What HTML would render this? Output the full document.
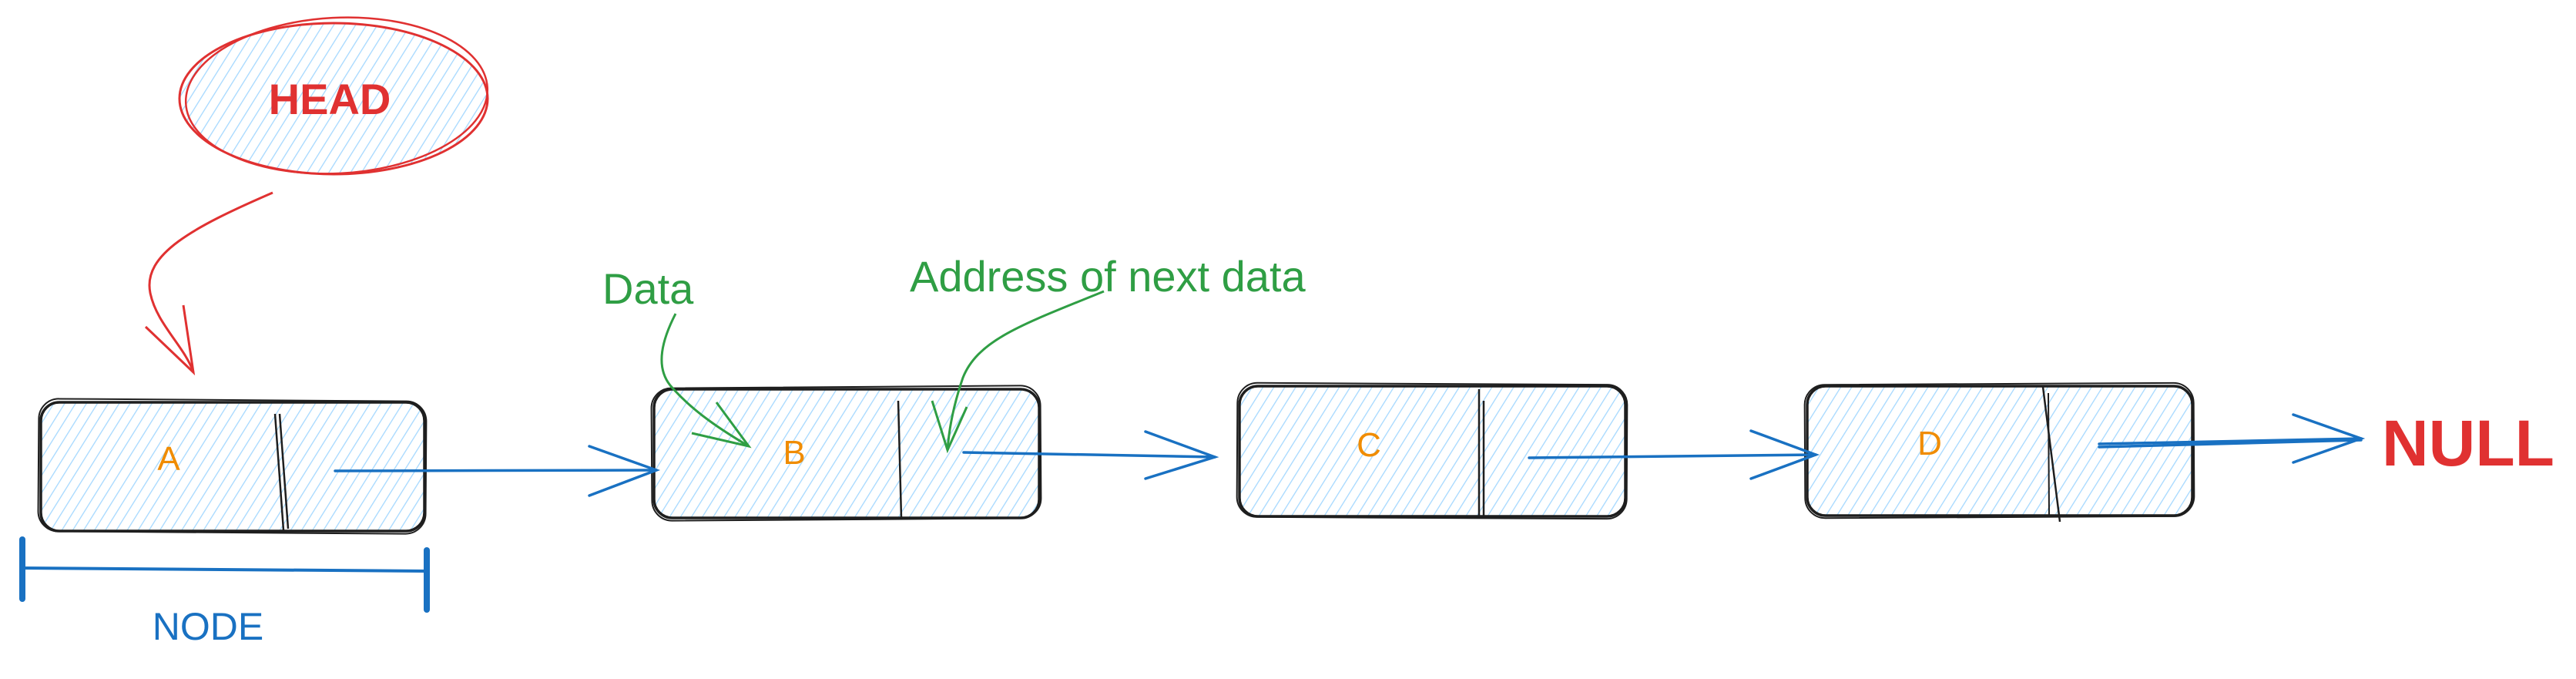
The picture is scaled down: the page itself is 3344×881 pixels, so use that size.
<!DOCTYPE html>
<html><head><meta charset="utf-8"><style>
html,body{margin:0;padding:0;background:#fff;}
svg{display:block;}
text{font-family:"Liberation Sans",sans-serif;}
</style></head><body>
<svg width="3344" height="881" viewBox="0 0 3344 881" xmlns="http://www.w3.org/2000/svg">
<defs>
<pattern id="h" patternUnits="userSpaceOnUse" width="12" height="12" patternTransform="rotate(32)">
<line x1="0" y1="0" x2="0" y2="12" stroke="#a5d8ff" stroke-width="2.6"/>
</pattern>
</defs>
<rect width="3344" height="881" fill="#fff"/>

<!-- HEAD -->
<ellipse cx="433" cy="128" rx="200" ry="98" fill="url(#h)"/>
<ellipse cx="433" cy="128" rx="200" ry="98" fill="none" stroke="#e03131" stroke-width="3"/>
<ellipse cx="437" cy="124" rx="196" ry="101" fill="none" stroke="#e03131" stroke-width="2.5" transform="rotate(-3 437 124)"/>
<text x="428" y="148" font-size="56" fill="#e03131" text-anchor="middle" font-weight="600">HEAD</text>
<path d="M354 250 C 250 295, 185 330, 195 380 C 203 420, 240 450, 251 483" fill="none" stroke="#e03131" stroke-width="3"/>
<path d="M189 424 L251 483 L238 396" fill="none" stroke="#e03131" stroke-width="3"/>

<!-- Node boxes -->
<g stroke="#1e1e1e" stroke-width="3.5" fill="url(#h)">
<rect x="53" y="522" width="498" height="167" rx="24"/>
<rect x="849" y="505" width="500" height="167" rx="24"/>
<rect x="1609" y="501" width="501" height="169" rx="24"/>
<rect x="2346" y="501" width="500" height="168" rx="24"/>
</g>
<g stroke="#1e1e1e" stroke-width="2" fill="none">
<rect x="50" y="519" width="503" height="172" rx="26" transform="rotate(0.4 300 600)"/>
<rect x="846" y="502" width="505" height="172" rx="26" transform="rotate(-0.4 1100 590)"/>
<rect x="1606" y="498" width="506" height="174" rx="26" transform="rotate(0.3 1860 585)"/>
<rect x="2343" y="498" width="505" height="173" rx="26" transform="rotate(-0.3 2600 585)"/>
<line x1="357" y1="537" x2="368" y2="688" stroke-width="2.5"/>
<line x1="363" y1="537" x2="374" y2="686" stroke-width="2.5"/>
<line x1="1166" y1="520" x2="1170" y2="672" stroke-width="2.5"/>
<line x1="1920" y1="505" x2="1920" y2="670" stroke-width="2.5"/>
<line x1="1926" y1="520" x2="1926" y2="672" stroke-width="2.5"/>
<line x1="2652" y1="502" x2="2674" y2="677" stroke-width="2.5"/>
<line x1="2659" y1="510" x2="2660" y2="669" stroke-width="2"/>
</g>
<g fill="#f08c00" font-size="44" text-anchor="middle">
<text x="219" y="610">A</text>
<text x="1031" y="602">B</text>
<text x="1777" y="592">C</text>
<text x="2505" y="590">D</text>
</g>

<!-- blue arrows -->
<g stroke="#1971c2" stroke-width="3.5" fill="none" stroke-linecap="round">
<path d="M435 611 L852 610"/>
<path d="M765 579 L852 610 L765 643"/>
<path d="M1251 587 L1577 593"/>
<path d="M1487 560 L1577 593 L1487 621"/>
<path d="M1985 594 L2357 590"/>
<path d="M2273 559 L2357 590 L2273 621"/>
<path d="M2725 576 L3065 569"/>
<path d="M2725 580 L3065 571"/>
<path d="M2977 538 L3065 569 L2977 600"/>
</g>

<!-- NODE bracket -->
<g stroke="#1971c2" stroke-width="8" stroke-linecap="round" fill="none">
<line x1="29" y1="700" x2="29" y2="777"/>
<line x1="554" y1="714" x2="554" y2="791"/>
</g>
<line x1="29" y1="737" x2="554" y2="741" stroke="#1971c2" stroke-width="4"/>
<text x="270" y="830" font-size="50" fill="#1971c2" text-anchor="middle">NODE</text>

<!-- green labels -->
<text x="782" y="394" font-size="56" fill="#2f9e44">Data</text>
<path d="M877 407 C 860 440, 850 475, 870 500 C 900 535, 940 560, 972 579" fill="none" stroke="#2f9e44" stroke-width="3"/>
<path d="M898 562 L972 579 L930 522" fill="none" stroke="#2f9e44" stroke-width="3"/>
<text x="1181" y="378" font-size="56" fill="#2f9e44">Address of next data</text>
<path d="M1433 378 C 1330 420, 1270 440, 1250 490 C 1238 525, 1232 555, 1230 584" fill="none" stroke="#2f9e44" stroke-width="3"/>
<path d="M1210 520 L1230 584 L1255 528" fill="none" stroke="#2f9e44" stroke-width="3"/>

<text x="3092" y="604" font-size="84" fill="#e03131" font-weight="bold">NULL</text>
</svg>
</body></html>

▸ Directive:
Reproduce the data word for word, excluding its pictures.

▸ Solution for this exercise:
What HTML would render this? Output the full document.
The picture is scaled down: the page itself is 3344×881 pixels, so use that size.
<!DOCTYPE html>
<html><head><meta charset="utf-8"><style>
html,body{margin:0;padding:0;background:#fff;}
svg{display:block;}
text{font-family:"Liberation Sans",sans-serif;}
</style></head><body>
<svg width="3344" height="881" viewBox="0 0 3344 881" xmlns="http://www.w3.org/2000/svg">
<defs>
<pattern id="h" patternUnits="userSpaceOnUse" width="12" height="12" patternTransform="rotate(32)">
<line x1="0" y1="0" x2="0" y2="12" stroke="#a5d8ff" stroke-width="2.6"/>
</pattern>
</defs>
<rect width="3344" height="881" fill="#fff"/>

<!-- HEAD -->
<ellipse cx="433" cy="128" rx="200" ry="98" fill="url(#h)"/>
<ellipse cx="433" cy="128" rx="200" ry="98" fill="none" stroke="#e03131" stroke-width="3"/>
<ellipse cx="437" cy="124" rx="196" ry="101" fill="none" stroke="#e03131" stroke-width="2.5" transform="rotate(-3 437 124)"/>
<text x="428" y="148" font-size="56" fill="#e03131" text-anchor="middle" font-weight="600">HEAD</text>
<path d="M354 250 C 250 295, 185 330, 195 380 C 203 420, 240 450, 251 483" fill="none" stroke="#e03131" stroke-width="3"/>
<path d="M189 424 L251 483 L238 396" fill="none" stroke="#e03131" stroke-width="3"/>

<!-- Node boxes -->
<g stroke="#1e1e1e" stroke-width="3.5" fill="url(#h)">
<rect x="53" y="522" width="498" height="167" rx="24"/>
<rect x="849" y="505" width="500" height="167" rx="24"/>
<rect x="1609" y="501" width="501" height="169" rx="24"/>
<rect x="2346" y="501" width="500" height="168" rx="24"/>
</g>
<g stroke="#1e1e1e" stroke-width="2" fill="none">
<rect x="50" y="519" width="503" height="172" rx="26" transform="rotate(0.4 300 600)"/>
<rect x="846" y="502" width="505" height="172" rx="26" transform="rotate(-0.4 1100 590)"/>
<rect x="1606" y="498" width="506" height="174" rx="26" transform="rotate(0.3 1860 585)"/>
<rect x="2343" y="498" width="505" height="173" rx="26" transform="rotate(-0.3 2600 585)"/>
<line x1="357" y1="537" x2="368" y2="688" stroke-width="2.5"/>
<line x1="363" y1="537" x2="374" y2="686" stroke-width="2.5"/>
<line x1="1166" y1="520" x2="1170" y2="672" stroke-width="2.5"/>
<line x1="1920" y1="505" x2="1920" y2="670" stroke-width="2.5"/>
<line x1="1926" y1="520" x2="1926" y2="672" stroke-width="2.5"/>
<line x1="2652" y1="502" x2="2674" y2="677" stroke-width="2.5"/>
<line x1="2659" y1="510" x2="2660" y2="669" stroke-width="2"/>
</g>
<g fill="#f08c00" font-size="44" text-anchor="middle">
<text x="219" y="610">A</text>
<text x="1031" y="602">B</text>
<text x="1777" y="592">C</text>
<text x="2505" y="590">D</text>
</g>

<!-- blue arrows -->
<g stroke="#1971c2" stroke-width="3.5" fill="none" stroke-linecap="round">
<path d="M435 611 L852 610"/>
<path d="M765 579 L852 610 L765 643"/>
<path d="M1251 587 L1577 593"/>
<path d="M1487 560 L1577 593 L1487 621"/>
<path d="M1985 594 L2357 590"/>
<path d="M2273 559 L2357 590 L2273 621"/>
<path d="M2725 576 L3065 569"/>
<path d="M2725 580 L3065 571"/>
<path d="M2977 538 L3065 569 L2977 600"/>
</g>

<!-- NODE bracket -->
<g stroke="#1971c2" stroke-width="8" stroke-linecap="round" fill="none">
<line x1="29" y1="700" x2="29" y2="777"/>
<line x1="554" y1="714" x2="554" y2="791"/>
</g>
<line x1="29" y1="737" x2="554" y2="741" stroke="#1971c2" stroke-width="4"/>
<text x="270" y="830" font-size="50" fill="#1971c2" text-anchor="middle">NODE</text>

<!-- green labels -->
<text x="782" y="394" font-size="56" fill="#2f9e44">Data</text>
<path d="M877 407 C 860 440, 850 475, 870 500 C 900 535, 940 560, 972 579" fill="none" stroke="#2f9e44" stroke-width="3"/>
<path d="M898 562 L972 579 L930 522" fill="none" stroke="#2f9e44" stroke-width="3"/>
<text x="1181" y="378" font-size="56" fill="#2f9e44">Address of next data</text>
<path d="M1433 378 C 1330 420, 1270 440, 1250 490 C 1238 525, 1232 555, 1230 584" fill="none" stroke="#2f9e44" stroke-width="3"/>
<path d="M1210 520 L1230 584 L1255 528" fill="none" stroke="#2f9e44" stroke-width="3"/>

<text x="3092" y="604" font-size="84" fill="#e03131" font-weight="bold">NULL</text>
</svg>
</body></html>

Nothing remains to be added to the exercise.